Vahid Salemi/AP Photo
Iran is home to 24 UNESCO World Heritage sites, including Persepolis, ancient capital of the Achaemenid Empire, northeast of the city of Shiraz.
It takes a special talent to lose a public-relations war with Iran’s theocratic regime, but Donald Trump has proved himself up to the challenge.
By threatening to destroy Iran’s historic cultural sites, dating back to the mists of early Persian times, Trump has created a clear contrast between his vision of war and the one laid out yesterday by Iran’s rulers, which, in reaction to Trump’s folly, included a pledge to focus just on military targets.

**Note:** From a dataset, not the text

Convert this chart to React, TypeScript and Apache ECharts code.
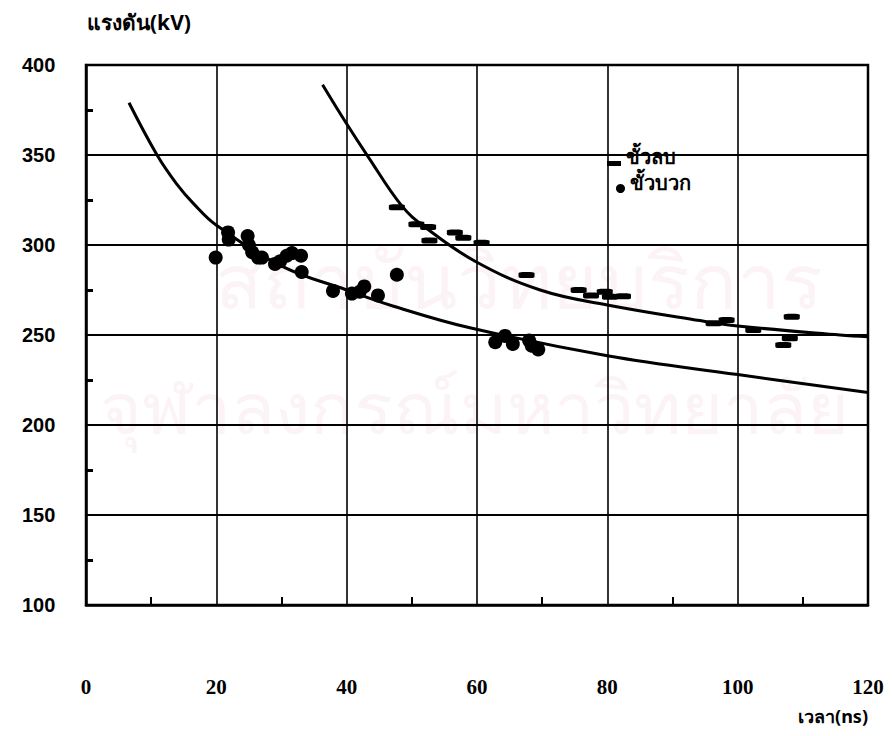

The grown-ups have long since fled or been dumped from Trump’s entourage, but even the adolescents remaining have sought to rescind Trump’s declaration of war on civilization. Secretary of State Mike Pompeo, Defense Secretary Mark Esper, and various military leaders have scrambled to make clear that we wouldn’t really target cathedrals, artistic masterpieces, and holy relics, which would plainly violate international laws of war, but Trump has doubled down and said we would, too. This byplay has put Esper and his generals in the company of German General Dietrich von Choltitz, the commander of his nation’s occupying force in the French capital in 1944, who refused to act on Hitler’s order to burn Paris before he withdrew his forces before the advancing Allied armies. Of course, it also has put Trump in the company of you-know-who.
To be sure, Trump hasn’t quite gone the full Attila. He has yet to say that American forces should take the enemy’s women to do with as they please. But who can doubt that the cager of small children wouldn’t be up to that challenge as well?